Samira knew the dark circles under her eyes she’d tried to hide with concealer were a result of losing sleep over her stupid argument with Rory rather than working too hard, but one revelation at a time. She’d come here to discuss Manish. She doubted Kushi could cope with learning about Rory too. Not that there was much to tell anymore.
“I’m enjoying the work,” she said. “I’ve even got a client requiring dialect coaching, which is part of my specialized field back in LA.”
She’d almost said “back home” but stopped herself at the last moment. Kushi may have understood her desire to leave her home city, but she never approved and often badgered her into returning during their phone calls.

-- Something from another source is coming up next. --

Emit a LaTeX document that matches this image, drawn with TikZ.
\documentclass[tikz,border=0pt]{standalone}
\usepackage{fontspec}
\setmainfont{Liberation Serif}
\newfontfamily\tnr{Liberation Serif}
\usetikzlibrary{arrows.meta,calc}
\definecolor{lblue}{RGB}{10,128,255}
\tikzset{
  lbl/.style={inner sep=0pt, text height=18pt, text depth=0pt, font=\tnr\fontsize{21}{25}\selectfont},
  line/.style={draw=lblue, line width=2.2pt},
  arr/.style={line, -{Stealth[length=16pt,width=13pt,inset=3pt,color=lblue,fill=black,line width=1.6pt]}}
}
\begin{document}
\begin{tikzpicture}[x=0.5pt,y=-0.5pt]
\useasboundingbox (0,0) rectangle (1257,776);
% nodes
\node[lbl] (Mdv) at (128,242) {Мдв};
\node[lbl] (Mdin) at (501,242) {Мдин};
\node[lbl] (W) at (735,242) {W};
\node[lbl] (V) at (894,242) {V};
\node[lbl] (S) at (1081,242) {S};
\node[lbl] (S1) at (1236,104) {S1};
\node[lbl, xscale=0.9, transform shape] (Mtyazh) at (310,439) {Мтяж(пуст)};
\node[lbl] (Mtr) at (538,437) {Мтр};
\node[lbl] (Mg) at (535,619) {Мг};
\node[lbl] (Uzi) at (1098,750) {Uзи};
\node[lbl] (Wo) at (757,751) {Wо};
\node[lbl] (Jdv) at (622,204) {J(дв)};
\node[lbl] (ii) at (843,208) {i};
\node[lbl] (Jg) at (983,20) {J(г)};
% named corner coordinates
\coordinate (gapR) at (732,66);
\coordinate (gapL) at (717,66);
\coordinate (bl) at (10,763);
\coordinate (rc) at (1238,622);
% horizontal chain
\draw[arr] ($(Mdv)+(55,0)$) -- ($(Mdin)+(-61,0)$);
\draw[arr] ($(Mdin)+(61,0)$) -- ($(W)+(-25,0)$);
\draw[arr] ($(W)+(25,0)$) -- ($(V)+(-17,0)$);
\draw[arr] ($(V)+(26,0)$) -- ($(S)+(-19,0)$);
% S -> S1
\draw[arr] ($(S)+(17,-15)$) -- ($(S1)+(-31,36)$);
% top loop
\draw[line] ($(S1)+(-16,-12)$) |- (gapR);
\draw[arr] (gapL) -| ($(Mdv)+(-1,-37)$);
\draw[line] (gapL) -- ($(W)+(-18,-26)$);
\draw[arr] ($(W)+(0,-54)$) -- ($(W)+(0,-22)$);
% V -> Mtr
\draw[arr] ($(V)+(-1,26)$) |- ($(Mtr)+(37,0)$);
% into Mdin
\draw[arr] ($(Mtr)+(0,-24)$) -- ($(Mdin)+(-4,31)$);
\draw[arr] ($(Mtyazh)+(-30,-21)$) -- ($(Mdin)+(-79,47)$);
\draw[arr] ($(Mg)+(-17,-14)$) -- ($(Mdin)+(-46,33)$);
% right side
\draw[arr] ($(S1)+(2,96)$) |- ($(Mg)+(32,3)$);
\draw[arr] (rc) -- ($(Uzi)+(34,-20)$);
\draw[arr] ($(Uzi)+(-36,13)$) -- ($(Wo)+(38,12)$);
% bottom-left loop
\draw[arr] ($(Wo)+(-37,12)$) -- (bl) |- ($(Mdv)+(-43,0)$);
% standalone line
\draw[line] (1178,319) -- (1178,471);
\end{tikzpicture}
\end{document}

“And what about Manish? Have you seen him again since your date?”
Great, her mom had given her the perfect opening to segue into the discussion they had to have.
“No, Mom. And it wasn’t a date.”
“You spent time with him; it is a beginning,” Kushi muttered, pouring the steaming chai into two cups before waddling toward the table and setting them down. “He is a lovely man and so perfect for you—”
“I’ve heard those exact words from you before, Mom, and they turned out to be untrue.”
A blush stained Kushi’s cheeks as a frown creased her brow. “Manish is nothing like that horrid Avi.”
Samira agreed, but she needed to put a stop to her mom’s matrimonial hopes once and for all. “How do you know? Did the aunties extol his virtues and you believed them?”
Kushi tut-tutted. “Leave the aunties out of this.”
“No, Mom, because we need to have this conversation, and it’s long overdue.”
The frown between her mom’s perfectly threaded brows deepened. “No good can come of dredging up the past.”
“This is about the future.” Samira laid a comforting hand on her mom’s forearm. “I like Manish. He is lovely. But there’s no spark between us and we both know it, so we’ve agreed to be friends.”
Disappointment clouded Kushi’s eyes. “But love can grow—”
“Mom, it’s not going to happen. Last time, I got swept up in a fairy tale and living up to expectations. This time, I’m older and wiser and will choose my own men, okay?”
“Men?” Kushi shook her head and slipped her forearm away to fold her arms across her chest. “You should be past the dating stage. You should be looking toward the future.” Her glance slid away. “What about babies—”
“Enough.” Samira held up her hand, ignoring the inevitable twinge of pain whenever the subject of children came up. Her mom knew how difficult it had been for her trying to conceive, and those problems would only be exacerbated now because of her age. “The only reason I told you about meeting up with Manish for coffee is so you would back off. Instead, he’s all you’ve talked about for the last week when we’ve chatted on the phone. So from now on I’d appreciate if you don’t push it, okay?”
Kushi’s lips compressed in a mutinous line Samira had seen many times before. Her mom wouldn’t give up until Samira had a shiny gold band on the ring finger of her left hand. “Friendship can grow into love, but you need to be open to it.”
Samira sighed and reached for her tea. Sipping the fragrant brew should soothe her. It didn’t, because the moment her mom had mentioned being open to love, an image of Rory popped into her head, and she knew all the chais in the world wouldn’t dislodge it.